====== Source excerpt ======

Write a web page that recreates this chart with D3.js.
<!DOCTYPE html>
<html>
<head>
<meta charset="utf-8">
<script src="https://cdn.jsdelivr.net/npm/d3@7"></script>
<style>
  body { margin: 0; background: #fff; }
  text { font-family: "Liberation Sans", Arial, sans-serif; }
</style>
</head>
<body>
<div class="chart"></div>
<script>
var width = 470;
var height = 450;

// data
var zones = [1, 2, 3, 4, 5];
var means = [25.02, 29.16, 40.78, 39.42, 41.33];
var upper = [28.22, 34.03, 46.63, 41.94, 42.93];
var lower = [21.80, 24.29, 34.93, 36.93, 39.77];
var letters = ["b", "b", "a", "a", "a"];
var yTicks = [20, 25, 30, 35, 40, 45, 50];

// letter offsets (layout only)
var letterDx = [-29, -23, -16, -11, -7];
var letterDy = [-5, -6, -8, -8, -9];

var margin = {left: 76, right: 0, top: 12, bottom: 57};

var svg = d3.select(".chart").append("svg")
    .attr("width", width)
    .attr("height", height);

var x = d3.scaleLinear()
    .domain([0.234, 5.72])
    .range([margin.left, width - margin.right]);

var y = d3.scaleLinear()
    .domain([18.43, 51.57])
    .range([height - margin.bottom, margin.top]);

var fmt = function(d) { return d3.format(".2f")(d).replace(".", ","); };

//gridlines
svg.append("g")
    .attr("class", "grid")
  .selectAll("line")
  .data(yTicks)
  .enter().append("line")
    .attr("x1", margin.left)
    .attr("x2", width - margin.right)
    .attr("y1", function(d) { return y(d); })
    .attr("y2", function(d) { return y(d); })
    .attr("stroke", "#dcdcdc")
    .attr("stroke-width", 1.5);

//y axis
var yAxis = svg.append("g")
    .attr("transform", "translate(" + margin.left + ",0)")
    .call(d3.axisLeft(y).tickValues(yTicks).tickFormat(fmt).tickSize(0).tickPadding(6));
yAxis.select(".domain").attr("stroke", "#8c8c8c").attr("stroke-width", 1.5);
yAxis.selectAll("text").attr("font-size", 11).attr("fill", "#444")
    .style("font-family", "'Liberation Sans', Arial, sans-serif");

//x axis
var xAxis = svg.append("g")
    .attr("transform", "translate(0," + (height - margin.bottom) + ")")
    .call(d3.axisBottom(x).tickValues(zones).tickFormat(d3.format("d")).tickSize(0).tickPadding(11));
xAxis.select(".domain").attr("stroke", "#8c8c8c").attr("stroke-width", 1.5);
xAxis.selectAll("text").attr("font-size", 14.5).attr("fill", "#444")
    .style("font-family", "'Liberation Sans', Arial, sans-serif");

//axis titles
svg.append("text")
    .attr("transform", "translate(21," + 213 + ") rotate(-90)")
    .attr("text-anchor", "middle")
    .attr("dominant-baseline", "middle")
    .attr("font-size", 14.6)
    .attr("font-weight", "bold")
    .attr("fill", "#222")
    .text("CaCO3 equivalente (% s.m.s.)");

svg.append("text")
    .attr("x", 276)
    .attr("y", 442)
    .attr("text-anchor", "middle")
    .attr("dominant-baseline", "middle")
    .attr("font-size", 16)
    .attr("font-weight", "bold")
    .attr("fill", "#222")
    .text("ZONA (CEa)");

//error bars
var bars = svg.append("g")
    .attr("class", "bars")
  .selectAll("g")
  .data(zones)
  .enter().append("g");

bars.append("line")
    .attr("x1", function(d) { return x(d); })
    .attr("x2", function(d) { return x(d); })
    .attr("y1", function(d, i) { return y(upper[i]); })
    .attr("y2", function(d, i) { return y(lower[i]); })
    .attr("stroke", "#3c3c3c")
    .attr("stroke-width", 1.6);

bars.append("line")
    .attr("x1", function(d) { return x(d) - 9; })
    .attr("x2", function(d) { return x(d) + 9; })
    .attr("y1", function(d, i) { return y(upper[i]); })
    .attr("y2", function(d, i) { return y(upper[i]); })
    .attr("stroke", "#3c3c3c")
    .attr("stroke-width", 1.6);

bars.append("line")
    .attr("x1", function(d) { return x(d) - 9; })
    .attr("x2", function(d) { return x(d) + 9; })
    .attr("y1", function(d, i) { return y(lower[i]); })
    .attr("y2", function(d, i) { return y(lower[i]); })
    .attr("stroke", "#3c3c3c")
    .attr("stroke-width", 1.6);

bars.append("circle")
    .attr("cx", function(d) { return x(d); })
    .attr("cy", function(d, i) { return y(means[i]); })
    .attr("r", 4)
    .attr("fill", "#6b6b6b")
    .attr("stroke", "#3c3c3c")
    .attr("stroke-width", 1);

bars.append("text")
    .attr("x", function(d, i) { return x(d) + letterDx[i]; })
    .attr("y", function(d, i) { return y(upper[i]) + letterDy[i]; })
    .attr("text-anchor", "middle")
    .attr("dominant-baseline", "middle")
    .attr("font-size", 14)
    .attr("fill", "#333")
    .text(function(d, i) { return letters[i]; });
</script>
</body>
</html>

======

# Work to do
Word for word, reproduce the listing above from its start up to and including the line that has "var height = 450;". Give only those lines.

# Solution for this task
Write a web page that recreates this chart with D3.js.
<!DOCTYPE html>
<html>
<head>
<meta charset="utf-8">
<script src="https://cdn.jsdelivr.net/npm/d3@7"></script>
<style>
  body { margin: 0; background: #fff; }
  text { font-family: "Liberation Sans", Arial, sans-serif; }
</style>
</head>
<body>
<div class="chart"></div>
<script>
var width = 470;
var height = 450;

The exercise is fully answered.